■ **Task to complete**:
Copy exactly, and only, the lines between the start of the entries below and the line containing "from matplotlib.lines import Line2D", both inclusive. Omit pictures.
--- Begin Extracted records ---
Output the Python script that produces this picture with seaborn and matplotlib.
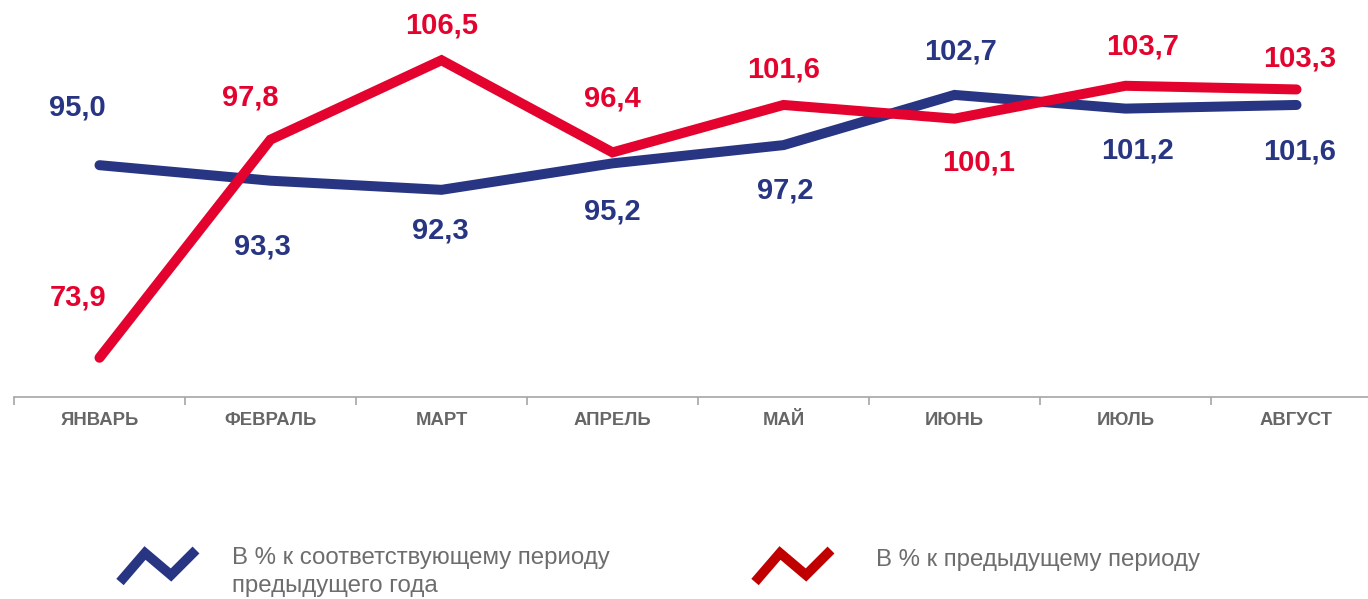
import pandas as pd
import matplotlib.pyplot as plt
import seaborn as sns
from matplotlib.lines import Line2D

# --- данные ---
months = ['ЯНВАРЬ', 'ФЕВРАЛЬ', 'МАРТ', 'АПРЕЛЬ', 'МАЙ', 'ИЮНЬ', 'ИЮЛЬ', 'АВГУСТ']
yoy = [95.0, 93.3, 92.3, 95.2, 97.2, 102.7, 101.2, 101.6]      # к периоду прошлого года
mom = [73.9, 97.8, 106.5, 96.4, 101.6, 100.1, 103.7, 103.3]    # к предыдущему периоду
series_names = ['В % к соответствующему периоду\nпредыдущего года',
                'В % к предыдущему периоду']

# сдвиги подписей (в пикселях)
yoy_off = [(-22, 58), (-8, -66), (-1, -41), (0, -48), (2, -45), (6, 43), (12, -42), (3, -47)]
mom_off = [(-21, 60), (-20, 42), (0, 35), (0, 54), (0, 35), (24, -44), (17, 39), (3, 31)]

blue = '#283583'
red = '#e4032e'

df = pd.DataFrame({
    'month': list(range(len(months))) * 2,
    'value': yoy + mom,
    'series': [series_names[0]] * len(yoy) + [series_names[1]] * len(mom),
})

sns.set_theme(style='white')
plt.rcParams['font.family'] = ['Liberation Sans', 'DejaVu Sans']

fig = plt.figure(figsize=(13.68, 5.99), dpi=100)
ax = fig.add_axes([14 / 1368, 202 / 599, 1368 / 1368, 397 / 599])

sns.lineplot(data=df, x='month', y='value', hue='series', ax=ax,
             palette=[blue, red], linewidth=7.2, legend=False)
for ln in ax.lines:
    ln.set_solid_capstyle('round')
    ln.set_solid_joinstyle('miter')

# подписи значений
for vals, offs, col in [(yoy, yoy_off, blue), (mom, mom_off, red)]:
    for i, (v, (dx, dy)) in enumerate(zip(vals, offs)):
        ax.annotate(f'{v:.1f}'.replace('.', ','), (i, v), xytext=(dx, dy),
                    textcoords='offset pixels', ha='center', va='center',
                    fontsize=21, fontweight='bold', color=col)

ax.set_xlim(-0.5, 7.5)
ax.set_ylim(69.6, 113.1)
ax.set_xlabel('')
ax.set_ylabel('')
ax.set_yticks([])
ax.set_xticks(range(len(months)))
ax.set_xticklabels(months, fontsize=13.3, fontweight='bold', color='#666666')
ax.set_xticks([i - 0.5 for i in range(len(months) + 1)], minor=True)
ax.tick_params(axis='x', which='major', length=0, pad=11)
ax.tick_params(axis='x', which='minor', length=6, width=1.2, color='#a6a6a6',
               direction='out', bottom=True)
for s in ['top', 'right', 'left']:
    ax.spines[s].set_visible(False)
ax.spines['bottom'].set_color('#a6a6a6')
ax.spines['bottom'].set_linewidth(1.2)
ax.grid(False)

# легенда
def icon(x0, col):
    xs = [x0, x0 + 25, x0 + 51, x0 + 76]
    ys = [582, 553, 575, 550]
    fig.add_artist(Line2D([x / 1368 for x in xs], [1 - y / 599 for y in ys],
                          color=col, linewidth=7, solid_joinstyle='miter',
                          solid_capstyle='butt'))

icon(120, blue)
icon(755, '#c00000')
fig.text(232 / 1368, 1 - 572 / 599, series_names[0], fontsize=17.3,
         color='#6d6d6d', ha='left', va='center', linespacing=1.35)
fig.text(876 / 1368, 1 - 560 / 599, series_names[1], fontsize=17.3,
         color='#6d6d6d', ha='left', va='center')

fig.savefig('out.png', dpi=100, facecolor='white')
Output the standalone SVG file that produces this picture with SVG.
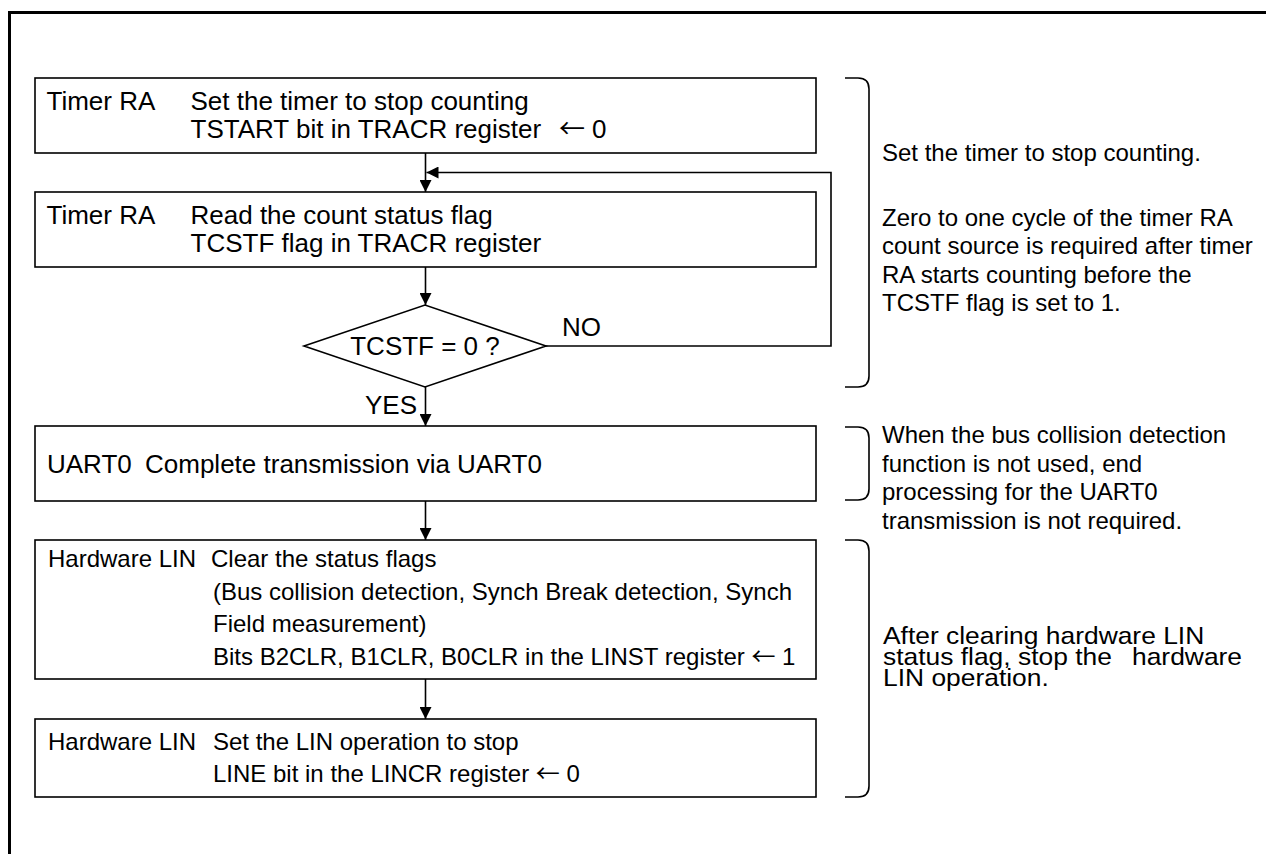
<svg xmlns="http://www.w3.org/2000/svg" width="1266" height="854" viewBox="0 0 1266 854">
<style>
  text { font-family: "Liberation Sans", Arial, "DejaVu Sans", sans-serif; fill: #000; }
  .t26 { font-size: 26px; }
  .t24 { font-size: 24px; }
  .arw { font-family: "Noto Sans CJK JP", "DejaVu Sans", sans-serif; }
  .box { fill: #fff; stroke: #000; stroke-width: 1.6; }
  .conn { fill: none; stroke: #000; stroke-width: 1.6; }
  .brace { fill: none; stroke: #000; stroke-width: 1.6; }
  .frame { fill: none; stroke: #000; stroke-width: 3; }
</style>
<defs>
  <marker id="arr" markerUnits="userSpaceOnUse" markerWidth="13" markerHeight="12" refX="12" refY="6" orient="auto">
    <path d="M0,0 L12,6 L0,12 Z" fill="#000"/>
  </marker>
</defs>
<rect width="1266" height="854" fill="#fff"/>
<g id="frame">
  <path class="frame" d="M9.5,854 V12.5 H1266"/>
</g>

<g id="n1">
  <rect class="box" x="35" y="78" width="781" height="75"/>
  <text class="t26" x="46.5" y="110">Timer RA</text>
  <text class="t26" x="190.5" y="110">Set the timer to stop counting</text>
  <text class="t26" x="190.5" y="138">TSTART bit in TRACR register<tspan class="arw" x="559">←</tspan><tspan x="592">0</tspan></text>
</g>
<g id="n2">
  <rect class="box" x="35" y="192" width="781" height="75"/>
  <text class="t26" x="46.5" y="224">Timer RA</text>
  <text class="t26" x="190.5" y="224">Read the count status flag</text>
  <text class="t26" x="190.5" y="252">TCSTF flag in TRACR register</text>
</g>
<g id="n3">
  <polygon class="box" points="304,346 425,305 546,346 425,387"/>
  <text class="t26" x="425" y="355" text-anchor="middle">TCSTF = 0 ?</text>
</g>
<g id="n4">
  <rect class="box" x="35" y="426" width="781" height="75"/>
  <text class="t26" x="47" y="473">UART0</text>
  <text class="t26" x="145" y="473">Complete transmission via UART0</text>
</g>
<g id="n5">
  <rect class="box" x="35" y="540" width="781" height="139"/>
  <text class="t24" x="48" y="567">Hardware LIN</text>
  <text class="t24" x="211" y="567">Clear the status flags</text>
  <text class="t24" x="213" y="599.5">(Bus collision detection, Synch Break detection, Synch</text>
  <text class="t24" x="213" y="632">Field measurement)</text>
  <text class="t24" x="213" y="665">Bits B2CLR, B1CLR, B0CLR in the LINST register <tspan class="arw">←</tspan> 1</text>
</g>
<g id="n6">
  <rect class="box" x="35" y="719" width="781" height="78"/>
  <text class="t24" x="48" y="750">Hardware LIN</text>
  <text class="t24" x="213" y="750">Set the LIN operation to stop</text>
  <text class="t24" x="213" y="782">LINE bit in the LINCR register <tspan class="arw">←</tspan> 0</text>
</g>

<g id="connectors">
  <path class="conn" d="M425.5,153 V192" marker-end="url(#arr)"/>
  <path class="conn" d="M425.5,267 V305" marker-end="url(#arr)"/>
  <path class="conn" d="M546,346 H831 V172.5 H426.5" marker-end="url(#arr)"/>
  <path class="conn" d="M425.5,387 V426" marker-end="url(#arr)"/>
  <path class="conn" d="M425.5,501 V540" marker-end="url(#arr)"/>
  <path class="conn" d="M425.5,679 V719" marker-end="url(#arr)"/>
  <text class="t26" x="562" y="336">NO</text>
  <text class="t26" x="417" y="414" text-anchor="end">YES</text>
</g>

<g id="note1">
  <path class="brace" d="M845,78 H858 Q869,78 869,89 V376 Q869,387 858,387 H845"/>
  <text class="t24" x="882" y="160.5">Set the timer to stop counting.</text>
  <text class="t24" x="882" y="225.5">Zero to one cycle of the timer RA</text>
  <text class="t24" x="882" y="254">count source is required after timer</text>
  <text class="t24" x="882" y="282.5">RA starts counting before the</text>
  <text class="t24" x="882" y="311">TCSTF flag is set to 1.</text>
</g>
<g id="note2">
  <path class="brace" d="M845,427 H858 Q869,427 869,438 V489 Q869,500 858,500 H845"/>
  <text class="t24" x="882" y="443">When the bus collision detection</text>
  <text class="t24" x="882" y="471.5">function is not used, end</text>
  <text class="t24" x="882" y="500">processing for the UART0</text>
  <text class="t24" x="882" y="528.5">transmission is not required.</text>
</g>
<g id="note3">
  <path class="brace" d="M845,540 H858 Q869,540 869,551 V786 Q869,797 858,797 H845"/>
  <g transform="translate(883 0) scale(1.1 1)">
    <text class="t24" x="0" y="644">After clearing hardware LIN</text>
    <text class="t24" x="0" y="665" style="white-space:pre">status flag, stop the  <tspan dx="5">hardware</tspan></text>
    <text class="t24" x="0" y="686">LIN operation.</text>
  </g>
</g>
</svg>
--- End Extracted records ---
■ **Written response**:
Output the Python script that produces this picture with seaborn and matplotlib.
import pandas as pd
import matplotlib.pyplot as plt
import seaborn as sns
from matplotlib.lines import Line2D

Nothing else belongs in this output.